At the heart of the matter is the paternalistic attitude behind the laws that support this program
High price compromise
While it is true that the film avoids passing judgment and does not bear witness to other ways of understanding the conflict, it is also clear that the compromises between those who fight, the government, and those who collaborate, are paid with high prices.
Juan Carlos’ house is set on fire in an attack by a group of radicals and his involvement with the government in the development project rewards him with the status of a sellout. Enough to grant him enemies in his conflicted community.
Focusing the story on the victim, Castillo tries to remain equidistant between parties in the conflict, the government, and the most radical members of the Mapuche struggle.

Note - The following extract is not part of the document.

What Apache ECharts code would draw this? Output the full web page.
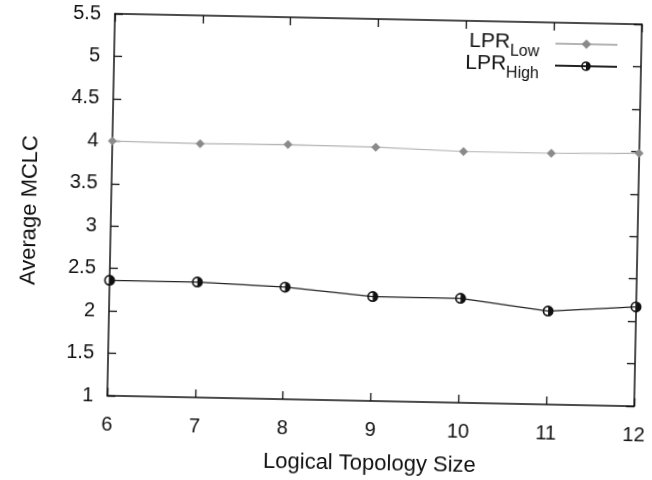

Using this incident, the film highlights the problem of sabotage and fires, but only briefly covers the attacks on the logging industry that are usually at the crosshairs of the most radical factions of the Mapuche struggle, and that might have given a little more context to the less informed viewer.
Savor the smell
The direction of photography at the hands of Pablo Valdés gives us a pleasant, beautiful film, with compositions that explain and transport. A camera work that tastefully translates the slow pace, almost allows you to savour the smell of the countryside; the ensuing tempo of the land in which the Mapuche feel a total involvement.
The burned house anchors the plot pivot and the construction of a new house works as a metaphor for the transition between tradition and assimilation; the symbol of sacrifice present in the wooden house and the hollow sense of modern industrial ways as the brick house. A dilemma of modernity that Juan Carlos himself rejects as alien to his roots.